The answer is a single number: how many lines hold the string "standalone".
#### PROVIDED ENTRIES ####
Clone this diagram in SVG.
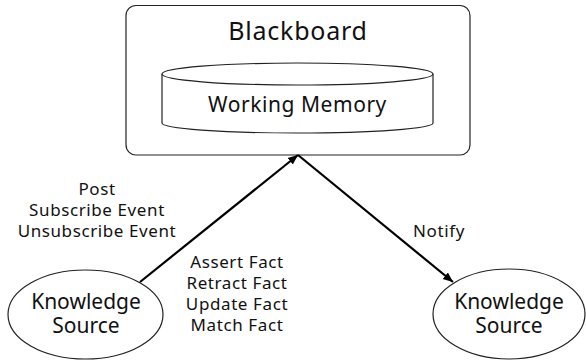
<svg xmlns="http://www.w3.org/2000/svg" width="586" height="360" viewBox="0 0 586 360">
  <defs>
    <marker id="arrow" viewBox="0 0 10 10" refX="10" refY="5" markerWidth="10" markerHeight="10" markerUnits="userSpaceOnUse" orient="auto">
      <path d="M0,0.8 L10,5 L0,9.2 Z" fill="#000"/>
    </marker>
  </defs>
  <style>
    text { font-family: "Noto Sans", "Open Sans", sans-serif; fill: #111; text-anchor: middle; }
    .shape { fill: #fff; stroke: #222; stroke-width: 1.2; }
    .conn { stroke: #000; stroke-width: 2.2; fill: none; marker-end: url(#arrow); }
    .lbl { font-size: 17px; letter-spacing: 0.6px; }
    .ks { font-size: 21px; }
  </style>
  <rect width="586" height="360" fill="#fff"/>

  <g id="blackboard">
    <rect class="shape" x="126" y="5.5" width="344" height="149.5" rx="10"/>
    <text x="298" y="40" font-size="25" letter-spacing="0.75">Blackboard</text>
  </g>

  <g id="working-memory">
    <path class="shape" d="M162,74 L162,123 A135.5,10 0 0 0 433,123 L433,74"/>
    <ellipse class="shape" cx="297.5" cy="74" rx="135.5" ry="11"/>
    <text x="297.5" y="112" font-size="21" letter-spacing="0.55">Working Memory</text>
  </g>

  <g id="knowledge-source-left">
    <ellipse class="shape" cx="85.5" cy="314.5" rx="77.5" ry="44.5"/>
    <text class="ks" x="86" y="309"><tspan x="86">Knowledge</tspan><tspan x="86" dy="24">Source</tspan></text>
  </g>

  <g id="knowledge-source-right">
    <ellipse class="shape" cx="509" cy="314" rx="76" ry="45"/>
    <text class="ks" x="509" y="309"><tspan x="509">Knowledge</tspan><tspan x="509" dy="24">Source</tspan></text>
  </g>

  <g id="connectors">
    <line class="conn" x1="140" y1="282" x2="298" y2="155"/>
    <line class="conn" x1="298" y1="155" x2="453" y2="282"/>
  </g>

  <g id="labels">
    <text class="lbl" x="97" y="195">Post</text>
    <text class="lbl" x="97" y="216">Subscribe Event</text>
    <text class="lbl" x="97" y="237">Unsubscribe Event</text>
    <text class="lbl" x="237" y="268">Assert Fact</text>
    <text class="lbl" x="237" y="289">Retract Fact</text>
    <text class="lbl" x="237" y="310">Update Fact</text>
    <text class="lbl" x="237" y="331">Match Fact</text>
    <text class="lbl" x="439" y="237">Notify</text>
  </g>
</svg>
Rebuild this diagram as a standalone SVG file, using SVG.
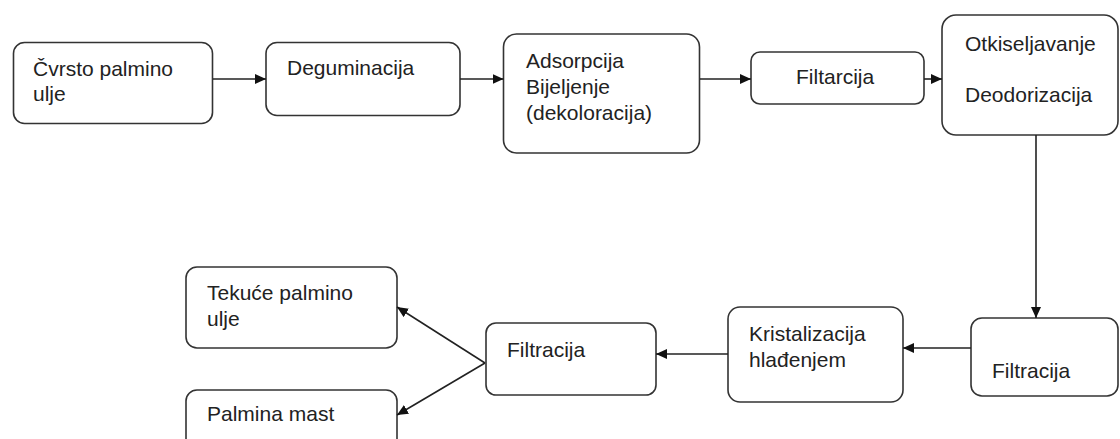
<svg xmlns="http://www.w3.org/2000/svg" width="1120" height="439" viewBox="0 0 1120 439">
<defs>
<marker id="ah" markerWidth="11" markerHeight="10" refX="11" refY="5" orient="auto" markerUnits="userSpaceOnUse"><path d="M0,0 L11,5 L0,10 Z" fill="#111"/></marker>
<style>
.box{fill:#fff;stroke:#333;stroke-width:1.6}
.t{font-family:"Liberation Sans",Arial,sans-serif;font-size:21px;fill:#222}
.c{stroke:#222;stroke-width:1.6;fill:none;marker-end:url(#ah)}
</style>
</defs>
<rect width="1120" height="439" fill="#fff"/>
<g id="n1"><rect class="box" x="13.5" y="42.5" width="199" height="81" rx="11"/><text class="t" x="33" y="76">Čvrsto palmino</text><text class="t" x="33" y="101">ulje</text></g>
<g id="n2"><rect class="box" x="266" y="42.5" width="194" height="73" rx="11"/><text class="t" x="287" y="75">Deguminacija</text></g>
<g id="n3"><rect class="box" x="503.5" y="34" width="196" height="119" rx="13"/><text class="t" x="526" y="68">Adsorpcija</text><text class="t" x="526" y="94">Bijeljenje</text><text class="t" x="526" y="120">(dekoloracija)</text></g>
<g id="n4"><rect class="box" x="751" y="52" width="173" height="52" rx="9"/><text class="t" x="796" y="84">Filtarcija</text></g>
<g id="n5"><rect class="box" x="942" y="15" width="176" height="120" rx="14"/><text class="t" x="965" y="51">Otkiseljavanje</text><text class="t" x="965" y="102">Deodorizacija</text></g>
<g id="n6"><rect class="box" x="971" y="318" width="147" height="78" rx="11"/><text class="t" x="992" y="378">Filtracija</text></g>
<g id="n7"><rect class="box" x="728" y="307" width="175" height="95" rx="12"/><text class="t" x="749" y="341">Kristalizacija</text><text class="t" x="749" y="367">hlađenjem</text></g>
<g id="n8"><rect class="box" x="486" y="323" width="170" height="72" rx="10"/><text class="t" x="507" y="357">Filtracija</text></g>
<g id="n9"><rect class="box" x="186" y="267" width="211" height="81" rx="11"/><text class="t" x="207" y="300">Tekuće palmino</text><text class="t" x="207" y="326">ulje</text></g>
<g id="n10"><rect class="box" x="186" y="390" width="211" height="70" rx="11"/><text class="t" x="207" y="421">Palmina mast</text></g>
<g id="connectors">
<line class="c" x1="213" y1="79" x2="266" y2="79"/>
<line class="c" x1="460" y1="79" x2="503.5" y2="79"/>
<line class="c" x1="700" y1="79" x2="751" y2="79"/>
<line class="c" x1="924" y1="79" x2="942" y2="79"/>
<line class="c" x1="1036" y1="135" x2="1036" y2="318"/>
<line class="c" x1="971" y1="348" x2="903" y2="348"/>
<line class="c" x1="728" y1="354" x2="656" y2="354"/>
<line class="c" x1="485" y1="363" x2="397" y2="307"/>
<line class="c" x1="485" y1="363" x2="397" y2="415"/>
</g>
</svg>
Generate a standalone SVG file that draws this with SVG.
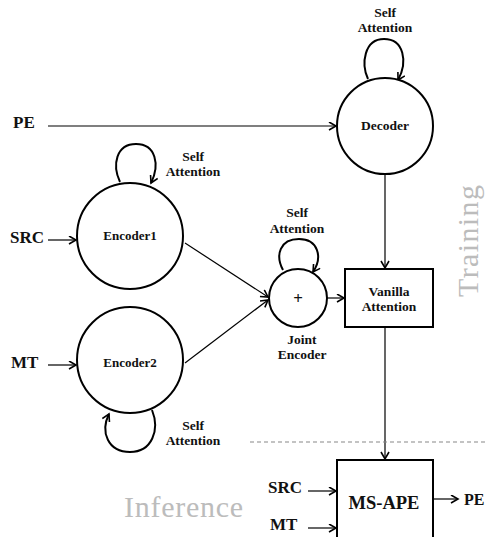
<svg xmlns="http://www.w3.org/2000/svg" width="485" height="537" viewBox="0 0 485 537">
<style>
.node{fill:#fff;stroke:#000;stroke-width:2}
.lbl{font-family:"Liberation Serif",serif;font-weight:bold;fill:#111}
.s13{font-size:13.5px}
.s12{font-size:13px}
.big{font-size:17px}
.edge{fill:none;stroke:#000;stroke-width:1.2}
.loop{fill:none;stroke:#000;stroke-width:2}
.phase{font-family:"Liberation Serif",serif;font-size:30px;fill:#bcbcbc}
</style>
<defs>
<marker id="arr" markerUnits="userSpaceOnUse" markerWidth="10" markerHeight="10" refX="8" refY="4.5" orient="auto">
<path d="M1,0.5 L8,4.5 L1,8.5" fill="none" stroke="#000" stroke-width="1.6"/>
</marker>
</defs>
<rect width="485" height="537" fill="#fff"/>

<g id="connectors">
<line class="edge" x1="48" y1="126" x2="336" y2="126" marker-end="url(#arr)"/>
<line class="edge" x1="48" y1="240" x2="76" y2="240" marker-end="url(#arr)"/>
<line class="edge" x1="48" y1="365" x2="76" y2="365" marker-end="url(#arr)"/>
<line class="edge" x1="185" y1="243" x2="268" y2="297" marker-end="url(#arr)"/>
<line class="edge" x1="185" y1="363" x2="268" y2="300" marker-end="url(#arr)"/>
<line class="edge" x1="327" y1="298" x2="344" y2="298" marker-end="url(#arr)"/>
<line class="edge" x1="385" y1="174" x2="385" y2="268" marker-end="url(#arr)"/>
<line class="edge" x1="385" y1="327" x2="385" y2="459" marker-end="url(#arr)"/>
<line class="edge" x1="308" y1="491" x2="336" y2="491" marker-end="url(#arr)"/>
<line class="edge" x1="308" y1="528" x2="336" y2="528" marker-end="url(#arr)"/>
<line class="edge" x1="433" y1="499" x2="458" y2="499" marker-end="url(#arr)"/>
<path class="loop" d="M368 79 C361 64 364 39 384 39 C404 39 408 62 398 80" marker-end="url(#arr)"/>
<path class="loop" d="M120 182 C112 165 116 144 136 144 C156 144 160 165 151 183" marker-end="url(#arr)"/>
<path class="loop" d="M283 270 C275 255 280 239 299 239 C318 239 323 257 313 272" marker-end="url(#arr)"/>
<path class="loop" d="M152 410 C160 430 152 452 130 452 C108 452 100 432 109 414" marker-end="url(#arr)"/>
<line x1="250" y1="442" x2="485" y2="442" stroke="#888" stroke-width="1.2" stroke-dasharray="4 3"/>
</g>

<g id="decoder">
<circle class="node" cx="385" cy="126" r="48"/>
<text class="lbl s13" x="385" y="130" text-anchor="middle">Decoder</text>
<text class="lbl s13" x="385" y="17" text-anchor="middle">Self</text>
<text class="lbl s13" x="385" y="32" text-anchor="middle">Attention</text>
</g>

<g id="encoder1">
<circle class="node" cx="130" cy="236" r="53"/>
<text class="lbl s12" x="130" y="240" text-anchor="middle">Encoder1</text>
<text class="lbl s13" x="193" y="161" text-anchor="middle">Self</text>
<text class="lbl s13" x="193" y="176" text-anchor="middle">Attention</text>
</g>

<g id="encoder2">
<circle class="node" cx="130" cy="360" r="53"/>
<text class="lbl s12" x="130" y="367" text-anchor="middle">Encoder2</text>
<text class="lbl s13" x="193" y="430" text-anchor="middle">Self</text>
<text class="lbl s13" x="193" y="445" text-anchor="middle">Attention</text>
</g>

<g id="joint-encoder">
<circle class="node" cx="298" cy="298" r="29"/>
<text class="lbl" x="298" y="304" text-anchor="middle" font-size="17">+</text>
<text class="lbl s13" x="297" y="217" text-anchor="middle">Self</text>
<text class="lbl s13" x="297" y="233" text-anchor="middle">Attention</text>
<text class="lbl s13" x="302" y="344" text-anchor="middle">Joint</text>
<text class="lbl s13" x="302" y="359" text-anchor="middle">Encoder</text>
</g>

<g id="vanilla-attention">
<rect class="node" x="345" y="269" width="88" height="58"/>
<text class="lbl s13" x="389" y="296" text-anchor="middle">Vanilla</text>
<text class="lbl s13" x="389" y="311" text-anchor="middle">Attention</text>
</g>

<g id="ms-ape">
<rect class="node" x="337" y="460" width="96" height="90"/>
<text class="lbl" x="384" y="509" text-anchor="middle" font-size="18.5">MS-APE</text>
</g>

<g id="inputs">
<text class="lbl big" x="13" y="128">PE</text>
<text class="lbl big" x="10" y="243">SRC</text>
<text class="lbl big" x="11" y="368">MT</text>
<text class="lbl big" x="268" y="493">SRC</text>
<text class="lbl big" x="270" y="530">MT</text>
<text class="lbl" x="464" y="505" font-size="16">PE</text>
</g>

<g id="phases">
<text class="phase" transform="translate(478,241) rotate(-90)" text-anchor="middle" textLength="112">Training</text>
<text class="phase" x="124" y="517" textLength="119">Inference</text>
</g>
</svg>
####
WRITTEN ANSWER: 2